# Molasses



## northeastcallin (Mar 11, 2013)

I've heard from a few local (now former) dairy farmers that they used to give molasses to their cows at times. Wondering if there is any benefit to adding molasses to my feeder pigs' diet (or what the general consensus is on molasses in general).

Pigs currently eat fish leftovers from a fish market, spent grain from a brewery, and pasture. Occasionally corn ( we are getting more now that our first two are close to slaughter weight and we are removing the fish from their diets)

Thanks.


----------



## haypoint (Oct 4, 2006)

Molasses stimulates appetite. Mixed in feed, the pigs will eat more, if that is a problem. I think it is best used to keep your loose mineral mix evenly mixed in the feed.


----------



## CJBegins (Nov 20, 2009)

I used molasses in milk when the pigs were sick to get them to drink more and add energy to their diet. It worked. I don't think any pig that lived lost weight.


----------



## cshire (Feb 1, 2011)

I mix dry molasses (about $12 per 50 lbs at the feed store) with the spent brew grain for my hogs. I found they weren't too fond of the spent grain alone.

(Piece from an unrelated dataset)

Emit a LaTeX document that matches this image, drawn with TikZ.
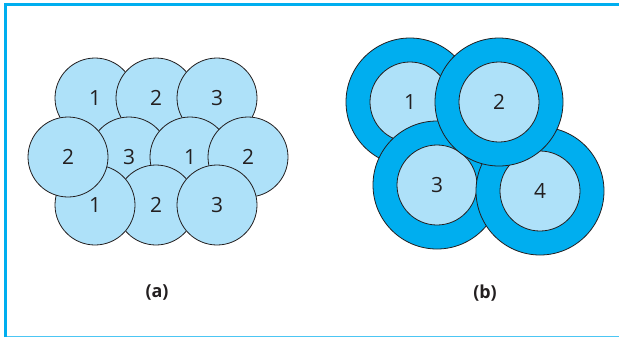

I also mix cracked corn about 50/50 with the grains. 

Waiting for the weather to warm up so I can get oats, turnips, beets, etc. started and back off the feed store corn.


----------



## haypoint (Oct 4, 2006)

cshire said:


> I mix dry molasses (about $12 per 50 lbs at the feed store) with the spent brew grain for my hogs. I found they weren't too fond of the spent grain alone.
> 
> I also mix cracked corn about 50/50 with the grains.
> 
> Waiting for the weather to warm up so I can get oats, turnips, beets, etc. started and back off the feed store corn.


Don't the minerals settle to the bottom? What do you use to increase the protein without soybeans?


----------



## cshire (Feb 1, 2011)

The spent brew grains are not dry distillers grain, but wet grains that were cooked that day in the brew process.

The load of grain in a pickup bed will leave a puddle under the truck if parked for more than 5 minutes as the excess water drains out.

I mix in an open top 55 gallon drums. Here is the recipe:
4 shovels of wet brewers grain (makes about a 3" layer on the bottom of the barrel)
sprinkle with 1 scoop dry molasses - probably 2 lbs?
3-4 scoops cracked corn - eyeballing for a 50/50 mix or maybe a bit less by volume.
stir it up.

Add layers until i get 3 drums full - that will last for a week for 3 hogs as main feed and a 5 gal bucket per day for the cow & calf.

The final mixture is still pretty moist and packs together a bit as it settles. The molasses sticks to the wet grain and doesn't settle out.

I used to mix in a 50lb bag of commercial finisher feed in as well, but have stopped that as the brewery is giving me more grain than I can use now.

Any leftover brew grain gets dumped in pile for compost and for the chickens to pick thru.

All I have read shows the brewers grain at around 20% protein. The corn provides the carbs to balance the protein and the molasses provides sweet flavor and minerals.

Probably not a scientifically balanced diet, but everybody seems healthy.


----------